MAHONEY: Raptors continue haphazard roster construction

But Gay is still a legitimate one-on-one scorer, a versatile forward who can create his own shot against any defender -- and who isn't afraid to take the big one. Gay scored 26 points in his last game against Philadelphia, with the last two coming on the game winner.

"These trades are absolutely terrible," a Western Conference scout said. "Gay is a young star. He has been used as Memphis' third option this season. They hardly ran any plays for him. Prince has been finished for two years. Speights complemented [Marc] Gasol and Randolph, which Davis doesn't. And Daye can't play dead."

Across the NBA, league execs expressed surprise at the timing of the deals, too. Memphis could have waited to trade Gay and Speights until the offseason, unloading them before the punitive luxury-tax penalties kicked in. The Cavaliers were always going to be there, willing to absorb some salary if Memphis shipped a first-round pick to sweeten the pot. But the Grizzlies were determined to hold a fire sale, hell-bent to break up the roster right away, which is why Gay and Speights are gone, why $12 million has been shaved off this season's payroll and $37 million in future obligations is gone, too.

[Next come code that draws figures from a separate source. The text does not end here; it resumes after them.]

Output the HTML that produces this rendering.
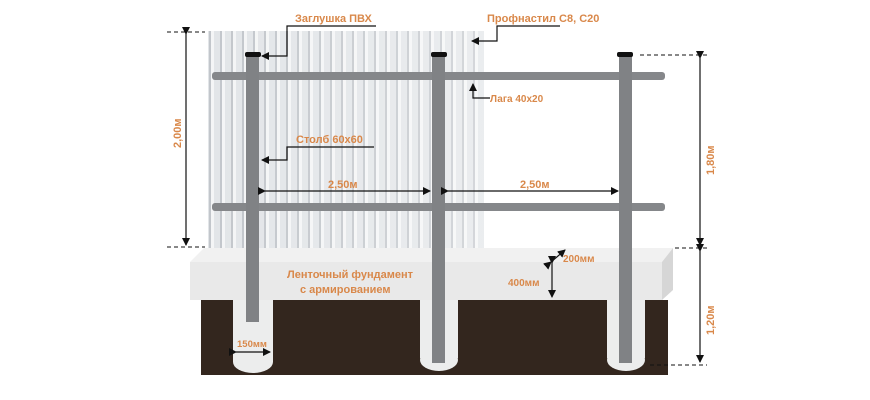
<!DOCTYPE html>
<html><head><meta charset="utf-8"><style>
html,body{margin:0;padding:0;background:#fff;}
svg{display:block}
text{font-family:"Liberation Sans","DejaVu Sans",sans-serif;font-weight:bold;fill:#d9884a;}
</style></head><body>
<svg width="870" height="400" viewBox="0 0 870 400" xmlns="http://www.w3.org/2000/svg">
<defs>
<pattern id="corr" width="11" height="10" patternUnits="userSpaceOnUse">
<rect width="11" height="10" fill="#e2e5e8"/>
<rect x="0" width="2" height="10" fill="#c2c6cb"/>
<rect x="2" width="3" height="10" fill="#f4f5f6"/>
</pattern>
<linearGradient id="sheetfade" x1="0" x2="1">
<stop offset="0" stop-color="#fff" stop-opacity="0"/>
<stop offset="1" stop-color="#fff" stop-opacity="0.3"/>
</linearGradient>
<marker id="ah" markerWidth="8" markerHeight="8" refX="7" refY="4" orient="auto" markerUnits="userSpaceOnUse">
<path d="M0,0 L8,4 L0,8 Z" fill="#111"/></marker>
</defs>
<rect x="208" y="31" width="276" height="217" fill="url(#corr)"/>
<rect x="208" y="31" width="276" height="217" fill="url(#sheetfade)"/>
<rect x="201" y="300" width="467" height="75" fill="#33261e"/>
<rect x="233" y="296" width="40" height="66" fill="#eceded"/><ellipse cx="253" cy="362" rx="20" ry="11" fill="#eceded"/>
<rect x="420" y="296" width="38" height="62" fill="#eceded"/><ellipse cx="439" cy="360" rx="19" ry="11" fill="#eceded"/>
<rect x="607" y="296" width="38" height="62" fill="#eceded"/><ellipse cx="626" cy="360" rx="19" ry="11" fill="#eceded"/>
<polygon points="190,262 204,248 673,248 662,262" fill="#f1f1f1"/>
<polygon points="662,262 673,248 673,290 662,300" fill="#d6d6d6"/>
<rect x="190" y="262" width="472" height="38" fill="#e9e9e9"/>
<rect x="212" y="72" width="453" height="8" rx="3" fill="#85878a"/>
<rect x="212" y="203" width="453" height="8" rx="3" fill="#85878a"/>
<rect x="246" y="55" width="13" height="267" fill="#808285"/>
<rect x="432" y="55" width="13" height="308" fill="#808285"/>
<rect x="619" y="55" width="13" height="308" fill="#808285"/>
<rect x="245" y="52" width="16" height="5" rx="2" fill="#111"/>
<rect x="431" y="52" width="16" height="5" rx="2" fill="#111"/>
<rect x="617" y="52" width="16" height="5" rx="2" fill="#111"/>
<g stroke="#111" stroke-width="1.2" fill="none">
<polyline points="376,26 287,26 287,56 262,56" marker-end="url(#ah)"/>
<polyline points="560,26 497,26 497,41 472,41" marker-end="url(#ah)"/>
<polyline points="490,98 473,98 473,84" marker-end="url(#ah)"/>
<polyline points="374,147 287,147 287,160 262,160" marker-end="url(#ah)"/>
<line x1="265" y1="191" x2="430" y2="191" marker-end="url(#ah)" marker-start="url(#ah)"/>
<line x1="448" y1="191" x2="618" y2="191" marker-end="url(#ah)" marker-start="url(#ah)"/>
<line x1="186" y1="34" x2="186" y2="245" marker-end="url(#ah)" marker-start="url(#ah)"/>
<line x1="700" y1="58" x2="700" y2="245" marker-end="url(#ah)" marker-start="url(#ah)"/>
<line x1="700" y1="251" x2="700" y2="362" marker-end="url(#ah)" marker-start="url(#ah)"/>
<line x1="551" y1="262" x2="565" y2="250" marker-end="url(#ah)" marker-start="url(#ah)"/>
<line x1="552" y1="263" x2="552" y2="297" marker-end="url(#ah)" marker-start="url(#ah)"/>
<line x1="236" y1="352" x2="270" y2="352" marker-end="url(#ah)" marker-start="url(#ah)"/>
</g>
<g stroke="#111" stroke-width="1" stroke-dasharray="4,3">
<line x1="167" y1="32" x2="205" y2="32"/>
<line x1="167" y1="247" x2="205" y2="247"/>
<line x1="640" y1="55" x2="707" y2="55"/>
<line x1="675" y1="248" x2="707" y2="248"/>
<line x1="650" y1="365" x2="707" y2="365"/>
</g>
<text x="295" y="22" font-size="11">Заглушка ПВХ</text>
<text x="487" y="22" font-size="11">Профнастил С8, С20</text>
<text x="490" y="102" font-size="10">Лага 40х20</text>
<text x="296" y="143" font-size="11">Столб 60х60</text>
<text x="328" y="188" font-size="11">2,50м</text>
<text x="520" y="188" font-size="11">2,50м</text>
<text x="563" y="262" font-size="10">200мм</text>
<text x="508" y="286" font-size="10">400мм</text>
<text x="287" y="278" font-size="11">Ленточный фундамент</text>
<text x="300" y="293" font-size="11">с армированием</text>
<text x="237" y="347" font-size="9.5">150мм</text>
<text font-size="11" transform="translate(181,148) rotate(-90)">2,00м</text>
<text font-size="11" transform="translate(714,175) rotate(-90)">1,80м</text>
<text font-size="11" transform="translate(714,335) rotate(-90)">1,20м</text>
</svg>
</body></html>
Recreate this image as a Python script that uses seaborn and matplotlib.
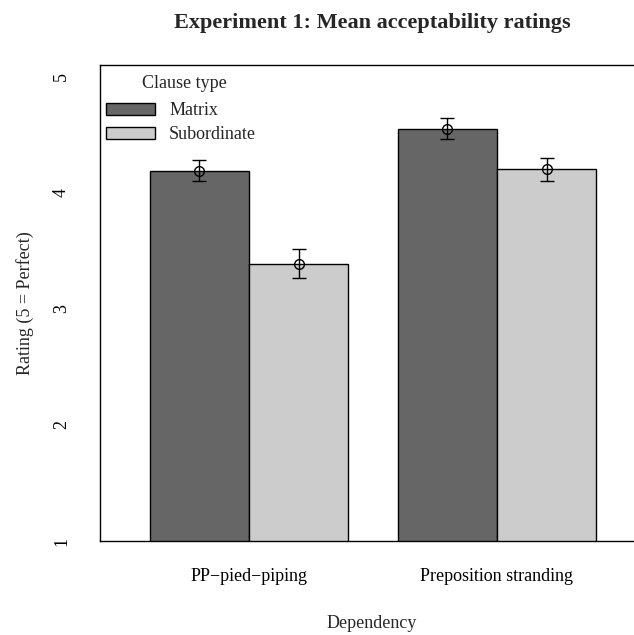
import matplotlib
matplotlib.use("Agg")
import matplotlib.pyplot as plt
from matplotlib.patches import Patch
import pandas as pd
import seaborn as sns

# ── Data ─────────────────────────────────────────────────────────────────────
dependencies = ["PP\u2212pied\u2212piping", "Preposition stranding"]
clause_types = ["Matrix", "Subordinate"]
matrix_means = [4.19, 4.55]
subord_means = [3.39, 4.20]
matrix_se = [0.09, 0.09]
subord_se = [0.125, 0.10]

COLORS = {"Matrix": "#666666", "Subordinate": "#cccccc"}

df = pd.DataFrame({
    "Dependency": dependencies * 2,
    "Clause": ["Matrix"] * 2 + ["Subordinate"] * 2,
    "Rating": matrix_means + subord_means,
    "SE": matrix_se + subord_se,
})

# ── Styling ──────────────────────────────────────────────────────────────────
sns.set_theme(style="white")
plt.rcParams["font.family"] = ["Liberation Serif", "DejaVu Serif"]
plt.rcParams["font.size"] = 13

fig = plt.figure(figsize=(6.34, 6.35), dpi=100)
W, H = 634, 635
ax = fig.add_axes([100 / W, (H - 541) / H, 544 / W, (541 - 65) / H])

sns.barplot(data=df, x="Dependency", y="Rating", hue="Clause",
            order=dependencies, hue_order=clause_types, palette=COLORS,
            errorbar=None, edgecolor="black", linewidth=1.0, width=0.8,
            saturation=1, legend=False, ax=ax)

# error bars + open circles at the bar tops
for bar, (_, row) in zip(ax.patches, df.iterrows()):
    xc = bar.get_x() + bar.get_width() / 2
    ax.errorbar(xc, bar.get_height(), yerr=row["SE"], fmt="o", mfc="none",
                mec="black", ms=7, mew=1.0, ecolor="black", elinewidth=1.0,
                capsize=5, capthick=1.0)

ax.set_xlim(-0.601, 1.593)
ax.set_ylim(1, 5.1)
ax.set_yticks([1, 2, 3, 4, 5])
ax.set_yticklabels(["1", "2", "3", "4", "5"], rotation=90, va="center")

for sp in ax.spines.values():
    sp.set_color("black")
    sp.set_linewidth(1.0)

ax.tick_params(axis="both", direction="out", length=8.6, width=1.0,
               color="black", labelsize=13, labelcolor="black")
ax.tick_params(axis="x", pad=11)
ax.tick_params(axis="y", pad=13)

ax.set_xlabel("Dependency", fontsize=13)
ax.xaxis.set_label_coords(0.5, (541 - 623) / 476)
ax.xaxis.label.set_va("center")
ax.set_ylabel("Rating (5 = Perfect)", fontsize=13)
ax.yaxis.set_label_coords((25 - 100) / 544, 0.5)
ax.yaxis.label.set_va("center")

fig.text(372 / W, 1 - 28 / H, "Experiment 1: Mean acceptability ratings",
         ha="center", va="baseline", fontsize=16, fontweight="bold")

# legend (title drawn separately to get the wider gap of the original)
handles = [Patch(facecolor=COLORS[c], edgecolor="black", linewidth=1.0)
           for c in clause_types]
ax.legend(handles, clause_types, loc="upper left",
          bbox_to_anchor=(6 / 544, (541 - 102) / 476), frameon=False,
          fontsize=13, handlelength=2.7, handleheight=0.65,
          handletextpad=0.8, labelspacing=0.4, borderaxespad=0, borderpad=0)
fig.text(184 / W, 1 - 84 / H, "Clause type", ha="center", va="center",
         fontsize=13)

fig.savefig("out.png", dpi=100)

"They were telling everyone they wanted a young 3 on a rookie deal," an Eastern Conference executive said. "They didn't get that. I'm shocked they didn't demand [Raptors rookie] Terrence Ross."

The Grizzlies possessed the promise of a championship team just a few weeks ago, and now we will never know if they could have delivered. We will never know if Gasol and Randolph could have led a team to a title, if the vastly improved Mike Conley could outperform some of the West's heavyweight playmakers, if a revamped bench featuring Speights, Ellington, Jerryd Bayless and a returning Darrell Arthur were up the task.

The pressure is on Pera and Levien to build a winner, because many believe they already had one. Levien is a savvy former agent, a former executive in Sacramento, a former part of the ownership group in Philadelphia. He's longed to run his own team, and now he has one. It's his turn to build a winner, soon after taking one apart.